The promo shots of shirtless dudes with bow ties posing sexily may confuse some theatregoe­rs into thinking they’re going to see Thunder From Down Under, but they soon get it.

“After they see our bodies, they’re not that disappoint­ed that we’re not going to go all the way,” Lawson says. “There is that absolute suspension of disbelief about everything: us being sexy, about everything. They buy in 100 percent. It’s crazy.”

The conceit of the show is that these male peelers felt they weren’t getting enough respect, so they took some improv workshops—because who gets more respect than improviser­s? Well, they’re not the brightest. In between scenes, music blasts and the lads let loose.

“Sometimes, when we hear music, we can’t control ourselves; we’ve gotta move,” he says. “As soon as a scene’s over, boom, music—idiots dancing, idiots dancing. Then we stop and the crowd goes crazy.”

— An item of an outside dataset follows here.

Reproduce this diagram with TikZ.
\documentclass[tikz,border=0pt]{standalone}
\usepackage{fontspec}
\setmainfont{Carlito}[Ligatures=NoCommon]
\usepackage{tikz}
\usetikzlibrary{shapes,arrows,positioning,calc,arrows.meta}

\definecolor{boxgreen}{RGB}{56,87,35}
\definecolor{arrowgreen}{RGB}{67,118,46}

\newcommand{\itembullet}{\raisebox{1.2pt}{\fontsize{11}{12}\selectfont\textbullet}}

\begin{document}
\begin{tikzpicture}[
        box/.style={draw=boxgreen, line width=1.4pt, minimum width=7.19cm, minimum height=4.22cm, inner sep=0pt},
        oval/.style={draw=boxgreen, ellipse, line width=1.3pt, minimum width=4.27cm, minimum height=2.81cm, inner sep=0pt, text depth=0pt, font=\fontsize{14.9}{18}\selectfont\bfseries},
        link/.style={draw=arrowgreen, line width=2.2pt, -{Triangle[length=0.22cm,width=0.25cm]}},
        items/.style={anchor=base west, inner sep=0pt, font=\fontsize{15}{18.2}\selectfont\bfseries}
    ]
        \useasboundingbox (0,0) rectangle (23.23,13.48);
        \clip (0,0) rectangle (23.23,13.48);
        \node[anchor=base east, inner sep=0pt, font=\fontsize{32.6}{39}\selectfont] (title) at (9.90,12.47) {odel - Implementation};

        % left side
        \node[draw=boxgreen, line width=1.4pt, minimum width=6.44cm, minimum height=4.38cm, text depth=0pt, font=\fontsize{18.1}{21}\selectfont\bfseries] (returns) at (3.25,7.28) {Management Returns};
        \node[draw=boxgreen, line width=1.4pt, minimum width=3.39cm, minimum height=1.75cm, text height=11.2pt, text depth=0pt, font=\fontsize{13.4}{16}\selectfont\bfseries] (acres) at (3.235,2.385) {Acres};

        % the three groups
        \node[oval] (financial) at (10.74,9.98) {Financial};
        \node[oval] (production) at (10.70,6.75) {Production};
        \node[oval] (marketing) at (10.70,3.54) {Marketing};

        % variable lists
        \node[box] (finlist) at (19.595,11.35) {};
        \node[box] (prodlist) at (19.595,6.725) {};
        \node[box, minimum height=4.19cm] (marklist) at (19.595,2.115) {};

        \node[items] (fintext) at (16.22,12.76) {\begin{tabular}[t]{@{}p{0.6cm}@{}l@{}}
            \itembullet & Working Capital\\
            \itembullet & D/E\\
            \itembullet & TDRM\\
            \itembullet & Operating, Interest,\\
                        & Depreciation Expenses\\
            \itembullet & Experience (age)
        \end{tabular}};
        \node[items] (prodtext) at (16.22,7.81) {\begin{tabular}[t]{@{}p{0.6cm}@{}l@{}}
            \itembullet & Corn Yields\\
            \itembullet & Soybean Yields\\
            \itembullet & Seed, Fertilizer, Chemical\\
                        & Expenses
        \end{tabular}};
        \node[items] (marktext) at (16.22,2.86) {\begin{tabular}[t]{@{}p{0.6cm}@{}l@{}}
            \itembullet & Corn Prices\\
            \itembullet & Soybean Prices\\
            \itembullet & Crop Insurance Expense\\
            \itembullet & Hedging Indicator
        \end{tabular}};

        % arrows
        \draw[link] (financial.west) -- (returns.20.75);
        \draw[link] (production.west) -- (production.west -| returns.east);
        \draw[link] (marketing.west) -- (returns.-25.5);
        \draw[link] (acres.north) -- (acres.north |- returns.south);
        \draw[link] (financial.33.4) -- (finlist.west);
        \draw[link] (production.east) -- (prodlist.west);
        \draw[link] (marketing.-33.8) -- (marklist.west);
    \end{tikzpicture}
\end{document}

Each of the guys is named Chip. There’s Chip Otle, Chip Rock, Chip Tooth, Chip Sahoy. The spindly Lawson goes by Chip Stick. He wears spandex, a wristband, and “guyliner” to make his eyes pop.

For the past three years, the Strippers have performed about 60 shows per annum. And the 50-year-old Lawson is living a dream.

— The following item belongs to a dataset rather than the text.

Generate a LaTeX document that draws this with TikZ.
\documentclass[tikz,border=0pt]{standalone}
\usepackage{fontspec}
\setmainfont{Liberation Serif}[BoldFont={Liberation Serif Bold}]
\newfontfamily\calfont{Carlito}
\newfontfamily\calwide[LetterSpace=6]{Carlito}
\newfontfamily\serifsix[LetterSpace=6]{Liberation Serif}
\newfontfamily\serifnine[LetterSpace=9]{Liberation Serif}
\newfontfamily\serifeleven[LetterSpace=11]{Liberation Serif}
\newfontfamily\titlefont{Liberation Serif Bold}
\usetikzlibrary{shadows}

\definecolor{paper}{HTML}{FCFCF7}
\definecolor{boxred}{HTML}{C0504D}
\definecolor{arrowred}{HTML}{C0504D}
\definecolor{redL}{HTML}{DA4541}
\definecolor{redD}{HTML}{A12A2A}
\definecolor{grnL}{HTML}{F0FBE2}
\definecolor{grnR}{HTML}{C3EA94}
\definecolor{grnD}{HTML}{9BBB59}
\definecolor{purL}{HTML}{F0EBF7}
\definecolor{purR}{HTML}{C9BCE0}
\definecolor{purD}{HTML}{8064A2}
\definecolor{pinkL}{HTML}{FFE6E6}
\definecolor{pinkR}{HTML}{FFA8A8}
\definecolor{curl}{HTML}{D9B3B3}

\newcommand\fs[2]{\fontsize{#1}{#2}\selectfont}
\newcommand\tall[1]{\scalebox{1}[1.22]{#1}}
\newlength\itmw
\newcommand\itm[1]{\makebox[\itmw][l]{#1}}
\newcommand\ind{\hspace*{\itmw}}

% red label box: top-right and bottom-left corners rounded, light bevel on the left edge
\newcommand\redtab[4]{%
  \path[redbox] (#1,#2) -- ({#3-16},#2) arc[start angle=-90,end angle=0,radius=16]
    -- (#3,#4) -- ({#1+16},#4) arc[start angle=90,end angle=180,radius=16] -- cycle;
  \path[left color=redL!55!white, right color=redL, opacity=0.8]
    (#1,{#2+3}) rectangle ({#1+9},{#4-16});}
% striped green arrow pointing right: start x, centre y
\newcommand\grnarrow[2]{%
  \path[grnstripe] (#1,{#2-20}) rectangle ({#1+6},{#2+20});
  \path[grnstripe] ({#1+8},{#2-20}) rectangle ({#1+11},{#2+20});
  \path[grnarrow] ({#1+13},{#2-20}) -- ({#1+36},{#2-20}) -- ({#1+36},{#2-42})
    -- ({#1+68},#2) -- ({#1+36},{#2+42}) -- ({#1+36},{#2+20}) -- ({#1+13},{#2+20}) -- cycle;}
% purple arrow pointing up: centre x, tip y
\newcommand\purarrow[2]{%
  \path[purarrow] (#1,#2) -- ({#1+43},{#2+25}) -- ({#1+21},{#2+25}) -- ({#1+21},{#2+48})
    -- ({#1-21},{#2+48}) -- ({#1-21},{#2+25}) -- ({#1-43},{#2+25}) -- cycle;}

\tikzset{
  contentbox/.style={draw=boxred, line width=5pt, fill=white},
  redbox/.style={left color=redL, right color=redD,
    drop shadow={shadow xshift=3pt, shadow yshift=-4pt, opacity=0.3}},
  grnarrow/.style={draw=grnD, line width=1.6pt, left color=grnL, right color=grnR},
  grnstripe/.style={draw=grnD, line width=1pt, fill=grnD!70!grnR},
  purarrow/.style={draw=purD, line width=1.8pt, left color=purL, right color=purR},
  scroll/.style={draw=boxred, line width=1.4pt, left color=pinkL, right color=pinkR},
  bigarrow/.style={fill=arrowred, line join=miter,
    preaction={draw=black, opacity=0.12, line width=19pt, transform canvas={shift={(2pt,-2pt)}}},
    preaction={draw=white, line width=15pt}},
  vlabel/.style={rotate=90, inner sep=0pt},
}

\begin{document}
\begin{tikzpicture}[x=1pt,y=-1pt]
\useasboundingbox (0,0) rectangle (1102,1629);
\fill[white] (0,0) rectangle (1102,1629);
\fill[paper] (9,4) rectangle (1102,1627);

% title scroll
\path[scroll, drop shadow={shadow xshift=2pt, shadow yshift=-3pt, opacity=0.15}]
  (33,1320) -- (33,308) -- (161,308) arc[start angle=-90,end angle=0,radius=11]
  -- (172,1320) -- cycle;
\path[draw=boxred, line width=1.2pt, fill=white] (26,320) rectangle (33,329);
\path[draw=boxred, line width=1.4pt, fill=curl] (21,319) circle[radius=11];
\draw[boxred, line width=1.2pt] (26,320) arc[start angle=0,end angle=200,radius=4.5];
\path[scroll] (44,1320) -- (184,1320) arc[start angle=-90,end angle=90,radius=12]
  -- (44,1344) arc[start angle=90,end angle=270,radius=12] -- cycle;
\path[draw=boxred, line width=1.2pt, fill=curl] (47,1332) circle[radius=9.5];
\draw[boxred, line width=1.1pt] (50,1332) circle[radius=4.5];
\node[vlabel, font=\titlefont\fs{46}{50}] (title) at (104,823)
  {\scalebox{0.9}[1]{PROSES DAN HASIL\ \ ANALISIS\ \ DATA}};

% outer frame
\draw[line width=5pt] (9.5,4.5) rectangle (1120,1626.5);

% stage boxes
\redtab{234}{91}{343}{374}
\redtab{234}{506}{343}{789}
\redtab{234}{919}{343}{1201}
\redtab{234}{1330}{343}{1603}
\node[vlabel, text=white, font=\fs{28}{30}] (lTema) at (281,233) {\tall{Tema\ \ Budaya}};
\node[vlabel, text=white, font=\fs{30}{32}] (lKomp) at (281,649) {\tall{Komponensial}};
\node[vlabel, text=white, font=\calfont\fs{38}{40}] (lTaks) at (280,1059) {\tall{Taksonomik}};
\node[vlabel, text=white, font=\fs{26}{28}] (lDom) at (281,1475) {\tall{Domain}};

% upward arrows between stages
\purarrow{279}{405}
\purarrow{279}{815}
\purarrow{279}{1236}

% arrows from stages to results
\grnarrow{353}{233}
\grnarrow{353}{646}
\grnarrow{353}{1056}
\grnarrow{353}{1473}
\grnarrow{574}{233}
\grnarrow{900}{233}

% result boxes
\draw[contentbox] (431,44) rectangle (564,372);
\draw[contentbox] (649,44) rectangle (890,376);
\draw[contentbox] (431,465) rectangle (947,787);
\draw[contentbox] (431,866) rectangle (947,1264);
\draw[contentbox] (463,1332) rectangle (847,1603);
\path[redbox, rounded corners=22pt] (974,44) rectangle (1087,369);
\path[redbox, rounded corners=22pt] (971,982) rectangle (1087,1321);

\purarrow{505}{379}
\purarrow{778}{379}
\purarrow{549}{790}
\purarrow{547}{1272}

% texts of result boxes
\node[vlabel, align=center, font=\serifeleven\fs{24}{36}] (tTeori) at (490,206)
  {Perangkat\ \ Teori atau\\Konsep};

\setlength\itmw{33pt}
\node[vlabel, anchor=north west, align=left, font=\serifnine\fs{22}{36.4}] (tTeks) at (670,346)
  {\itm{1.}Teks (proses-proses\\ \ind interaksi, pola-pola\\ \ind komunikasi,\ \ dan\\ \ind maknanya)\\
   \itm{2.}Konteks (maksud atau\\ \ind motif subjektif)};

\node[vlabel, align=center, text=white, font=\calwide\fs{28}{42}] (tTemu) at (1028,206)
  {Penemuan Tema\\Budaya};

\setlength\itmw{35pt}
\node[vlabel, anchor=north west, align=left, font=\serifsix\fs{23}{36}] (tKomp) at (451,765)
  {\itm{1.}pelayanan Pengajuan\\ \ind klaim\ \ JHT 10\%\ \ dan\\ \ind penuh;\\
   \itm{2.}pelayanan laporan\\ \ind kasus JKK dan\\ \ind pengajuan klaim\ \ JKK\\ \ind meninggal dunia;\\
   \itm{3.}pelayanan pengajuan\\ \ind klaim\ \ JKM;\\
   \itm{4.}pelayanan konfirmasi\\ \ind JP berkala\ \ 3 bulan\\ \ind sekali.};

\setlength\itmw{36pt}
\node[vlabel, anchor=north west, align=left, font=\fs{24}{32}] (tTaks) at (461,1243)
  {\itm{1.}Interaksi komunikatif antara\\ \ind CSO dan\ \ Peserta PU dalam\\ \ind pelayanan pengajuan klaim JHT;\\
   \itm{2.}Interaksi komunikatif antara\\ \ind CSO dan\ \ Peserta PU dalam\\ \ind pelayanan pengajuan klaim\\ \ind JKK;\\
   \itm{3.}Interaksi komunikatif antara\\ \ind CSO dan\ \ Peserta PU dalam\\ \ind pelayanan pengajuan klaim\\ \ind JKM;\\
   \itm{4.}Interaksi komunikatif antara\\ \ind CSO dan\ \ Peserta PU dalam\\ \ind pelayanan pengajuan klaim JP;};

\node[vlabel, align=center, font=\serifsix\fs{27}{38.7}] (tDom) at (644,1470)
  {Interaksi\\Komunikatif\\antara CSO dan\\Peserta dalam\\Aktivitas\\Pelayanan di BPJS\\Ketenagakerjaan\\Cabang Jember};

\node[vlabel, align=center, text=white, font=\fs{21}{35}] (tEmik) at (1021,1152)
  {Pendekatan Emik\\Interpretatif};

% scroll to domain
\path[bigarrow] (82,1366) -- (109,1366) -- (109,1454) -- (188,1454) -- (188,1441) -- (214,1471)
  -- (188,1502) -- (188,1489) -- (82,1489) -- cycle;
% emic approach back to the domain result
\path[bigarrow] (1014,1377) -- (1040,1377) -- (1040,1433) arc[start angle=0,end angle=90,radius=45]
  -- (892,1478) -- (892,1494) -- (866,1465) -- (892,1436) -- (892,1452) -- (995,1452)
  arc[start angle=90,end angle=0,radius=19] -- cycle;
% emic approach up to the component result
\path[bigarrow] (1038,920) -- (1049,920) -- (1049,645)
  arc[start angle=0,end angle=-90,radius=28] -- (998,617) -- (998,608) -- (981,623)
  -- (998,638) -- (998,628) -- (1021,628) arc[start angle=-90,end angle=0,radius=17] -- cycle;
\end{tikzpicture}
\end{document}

“My guy plays it with a lot of metal moves, classic cheesy ’80s vocalist moves,” he says. “I’m kind of getting to live out my rock ’n’ roll fantasies. I’m touring more than I ever did with bands. At this stage of my life, it doesn’t make sense that we’re doing these big kinda rock shows. Because it feels like a rock show. Very seldom, I think, in comedy do your fans scream at you when you come out. No one knows who we are. The convention makes them treat us like we’re rock stars. I always wanted that in a band, to be with your buddies touring the world and experienci­ng all this stuff and having these adventures together because you care about each other. And this is that.”

The Comic Strippers appear Friday (January 26) at North Vancouver’s Centennial Theatre, Saturday (January 27) at Maple Ridge’s ACT Arts Centre, February 2 at the Chilliwack Cultural Centre, February 3 at the Cultch’s York Theatre in Vancouver, February 9 at Surrey’s Bell Performing Arts Centre, and February 10 at Burnaby’s Shadbolt Centre.